El audímetro en sí era un dispositivo discreto, casi invisible, pero su presencia en mi hogar me hacía pensar constantemente en el impacto de la televisión en nuestras vidas. Aprendí que las audiencias no solo determinan qué programas sobreviven, sino también qué tipo de contenidos se producen. Si un programa de entrevistas culturales tiene bajos índices, es probable que sea reemplazado por un reality más sensacionalista que atraiga más espectadores. Y eso, en última instancia, moldea la oferta cultural que recibimos como sociedad. Ser panelista me hizo más consciente de cómo mis decisiones, por pequeñas que parecieran, formaban parte de un ecosistema mucho más grande.
 
Cuando finalizó mi período de siete años como panelista, sentí una mezcla de alivio y nostalgia. Alivio, porque ya no tenía que llevar la carga de esa responsabilidad; nostalgia, porque había sido parte de algo mucho más grande que yo mismo. Ahora, libre del acuerdo de confidencialidad, puedo decirlo alto y claro: los audímetros existen, no son una farsa. Son herramientas reales que recopilan datos reales, y su influencia en el negocio de la televisión y la publicidad es innegable. Cada dato que generan tiene un impacto directo en las decisiones que toman las cadenas, los anunciantes y los creadores de contenido. Y detrás de esos datos hay personas como yo, anónimas, pero con una responsabilidad enorme.
 
Mi experiencia como panelista me enseñó que los audímetros no son solo dispositivos tecnológicos, sino piezas clave en un sistema que sostiene una industria millonaria.

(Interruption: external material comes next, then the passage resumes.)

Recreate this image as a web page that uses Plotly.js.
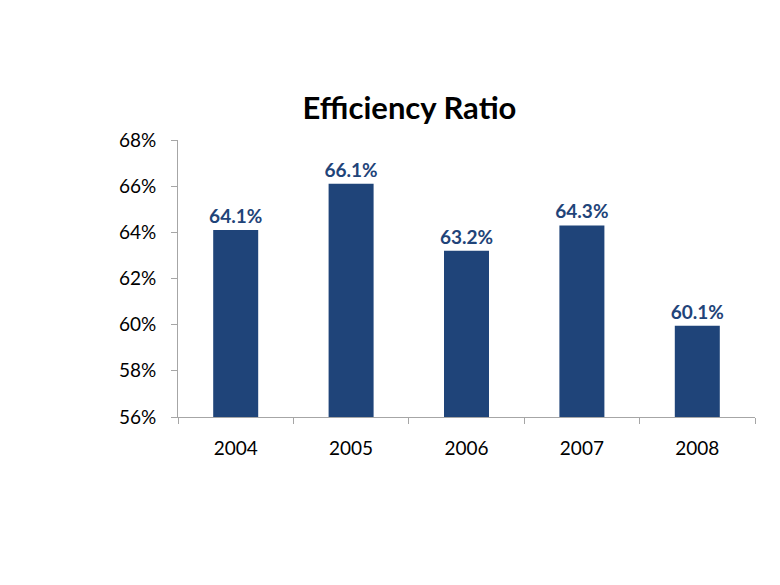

También me hizo apreciar la importancia de la transparencia y la honestidad en este proceso, porque falsear las audiencias sería como jugar con el pan de miles de personas. Así que, para aquellos que alguna vez se preguntaron “¿pero hubo alguna vez 3.000 audímetros?”, puedo responder con certeza: sí, los hubo, los hay, y yo fui parte de ellos. Y créanme, su impacto es tan real como el mando a distancia que tienes en la mano.